The First OSHDP and HUDCC National Convention at the Grand Men Seng Hotel, attended by more than 250 developers of socialized and low-cost housing projects, was scheduled to present this clamor to Vice President Binay.

It is one of many issues and concerns that the more than 150 members of OSHDP want addressed by Binay and the executives of the different government agencies, including the five shelter agencies and financial institutions.

“We would like them to respond to the issues and concerns that we would raise in this convention,” said Santiago F. Ducay, vice president of OSHDP, which organized the August 19 and 20 convention.

Under the proposal that would be contained in a resolution at the end of the convention, Linda A. Tan, national president of OSHDP, said the umbrella agency HUDCC would be elevated to a Cabinet department and the National Housing Authority (NHA), the Pag-ibig Fund, the National Home Mortgage Finance Corp. (NHMFC), the Housing Insurance Government Corp. (HIGC) and the Housing and Land Use Regulatory Board (HLURB) would all be housed under it.
The NHA is mandated to take charge of the resettlement and housing of the informal sector; the NHMFC on the secondary-mortgage sector; the HIGC on insurance of housing units; and the HLURB on regulatory monitoring and enforcement.

“If the other sectors have their departments like Agrarian Reform, Environment and Public Works, why not a department for this very basic need of the Filipino households?” Ducay said.
Aside from housing all the needs of the sector under one roof, “another advantage of the department would be helping the sector access a bigger budget,” he said.

Aside from expecting a policy statement from Binay, OSHDP wants the shelter agencies and the agencies like the Social Security System (SSS) to give their statements and policy commitments to issues that OSHDP said hounded the socialized and low-cost housing sector and prevented a robust atmosphere to meet the backlog and the yearly demand of about 900,000 units.

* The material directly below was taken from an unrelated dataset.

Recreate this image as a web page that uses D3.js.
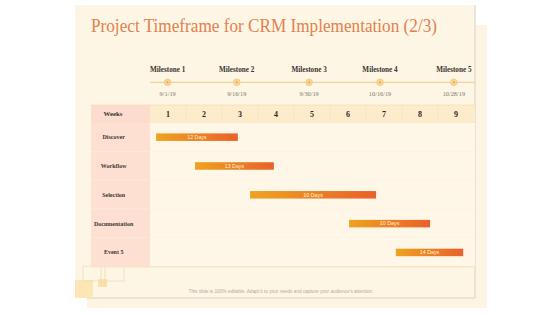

Tan said Oriental Mindoro Rep. Rodolfo G. Valencia told the convention on Thursday he has already crafted the bill seeking these measures, and that would also seek to compel the SSS to follow again its mandate to set aside 30 percent of its income to housing. This particular proposal was favorably responded to by the Pag-Ibig Fund, she said.

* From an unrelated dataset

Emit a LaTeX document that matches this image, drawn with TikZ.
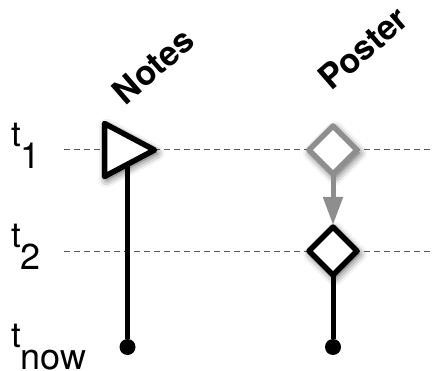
\documentclass[tikz,border=0pt]{standalone}
\usepackage{fontspec}
\setmainfont{TeX Gyre Heros}
\usetikzlibrary{shapes.geometric,arrows.meta,shadows.blur}

\definecolor{ghost}{HTML}{8E8E8E}

\begin{document}
\begin{tikzpicture}[x=1pt,y=-1pt,
  timeline/.style={draw=black!65, line width=1pt, dash pattern=on 6pt off 4pt},
  eventshape/.style={draw, line width=5.5pt, line join=round, fill=white,
    inner sep=0pt, outer sep=0pt,
    blur shadow={shadow xshift=2pt, shadow yshift=-3pt,
      shadow blur radius=8pt, shadow opacity=75}},
  version/.style={eventshape, diamond, aspect=1, minimum width=48pt, minimum height=48pt},
  origin/.style={eventshape, isosceles triangle, isosceles triangle stretches,
    shape border rotate=0, minimum width=53pt, minimum height=50pt},
  nowdot/.style={circle, fill=black, inner sep=0pt, minimum size=16pt},
  stem/.style={line width=5pt},
  tlabel/.style={anchor=base west, inner sep=0pt, font=\fontsize{35}{35}\selectfont},
  header/.style={font=\bfseries\fontsize{34}{34}\selectfont, rotate=41, inner sep=0pt}
]
\useasboundingbox (0,0) rectangle (433,371);

\newcommand{\tsub}[1]{\raisebox{-22pt}{\fontsize{36}{36}\selectfont #1}}

% time axes
\coordinate (l1) at (64,150);  \coordinate (r1) at (433,150);
\coordinate (l2) at (64,251);  \coordinate (r2) at (433,251);
\draw[timeline] (l1) -- (r1);
\draw[timeline] (l2) -- (r2);

% time labels
\node[tlabel] (lt1) at (11,147) {t\tsub{1}};
\node[tlabel] (lt2) at (11,247) {t\tsub{2}};
\node[tlabel] (ltn) at (11,347) {t\tsub{now}};

% column headers
\node[header] (hnotes) at (153,66) {Notes};
\node[header] (hposter) at (363,48) {Poster};

% current state markers
\node[nowdot] (nowA) at (127.5,347) {};
\node[nowdot] (nowB) at (333,347) {};

% Notes: created at t1, unchanged since (stem runs up under the triangle)
\coordinate (notesT1) at (127.5,150);
\draw[stem] (nowA) -- (notesT1);
\node[origin, anchor=lower side] (tri) at (104.5,150) {};

% Poster: revised between t1 and t2
\node[version, draw=ghost] (p1) at (333,150) {};
\node[version] (p2) at (333,251) {};
\draw[stem, draw=ghost, -{Triangle[length=28pt, width=19pt]}, shorten >=2pt] (p1) -- (p2);
\draw[stem] (p2) -- (nowB);
\end{tikzpicture}
\end{document}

The SSS participation would complement and expand the coverage of the socialized and low-cost housing program of the government, she said, “adding to the establishment of sustainable fund.”
Also under the bill, Jefferson Bongat, convention organizer, said it would seek out the use of P2.5 billion of the Pag-ibig Fund that formerly went to pay taxes and which has since been exempted.
“We hope that the government would be amenable to the plan of VP Binay that this money be used to further lower the interest in housing loans for socialized and low-cost units to less than the current 6 percent, to about 3 percent to 5 percent,” Bongat said. “This would be a big boost to the sector, and encourage more people to avail [themselves] of the housing program.”

Also, Ducay said, “We would be looking at the commitment of the national and local governments to identify idle government lands that we could use for housing.” This would bring down further the cost. A socialized housing unit would now cost P400,000 at a lot size of 40 square meters in Metro Manila, and to a little bigger of 75 to 100 square meters in the provinces with a monthly amortization of P2,800.

If the land were available for a much cheaper cost, “then it would bring down the cost further by more than 20 percent,” Tan said.

In his speech at the convention, Binay also pushed for strengthened lending to and collection from the middle class, especially overseas Filipino workers. He added that by keeping the money circulating in the home-lending system, more people can borrow, buy and amortize houses.
“A strong middle class-based home-ownership system will enable the government, in partnership with the private sector, to address the housing needs of the less-capable sectors of society,” Binay said.

He saw the need to develop standardized housing-components industry and encourage inventors to make use of local and native technology. This, he said, will lessen dependence on imported raw materials and open the door for the country’s own product exports.

Meanwhile, the Vice President also distributed land titles to beneficiary-families in barangay Agdao as part of the HUDCC’s drive to bring housing to the less fortunate.

Binay led the awarding of Transfer Certificates of Titles (TCTs) to 49 family-beneficiaries after full payment of their respective loans under the Community Mortgage Program (CMP).
The CMP is an innovative mortgage-financing system where residents of blighted or depressed areas or the urban poor may acquire a privately owned tract of land through the concept of community ownership.

“I hope you would continue to strive to meet your obligations under this program so you can attain full security in land and shelter,” Binay told the awardees in Filipino.

Since the start of its implementation in 1989, the Social Housing Finance Corp., program administrator, has granted a total of P8.5-billion loans to secure the tenure of 218,347 informal-settler families nationwide.

Of the total P412.6 million granted to Region XI to date, Davao City has been granted the highest CMP loan approval in the region, accounting for 63 percent, or P262 million, for 73 CMP projects.

With Manuel Cayon

In Photo: Vice President Jejomar Binay, concurrently chairman of the Housing and Urban Development Coordinating Council, expounds on his plans for the agency’s programs when he guested recently at DWIZ’s program “Karambola.” With him are former Makati Rep. Teddy Boy Locsin and former Rep. Salvador “Sonny” Escudero, who are among the regular hosts of the popular talk program airing from 8 a.m. to 10 a.m. Monday to Friday.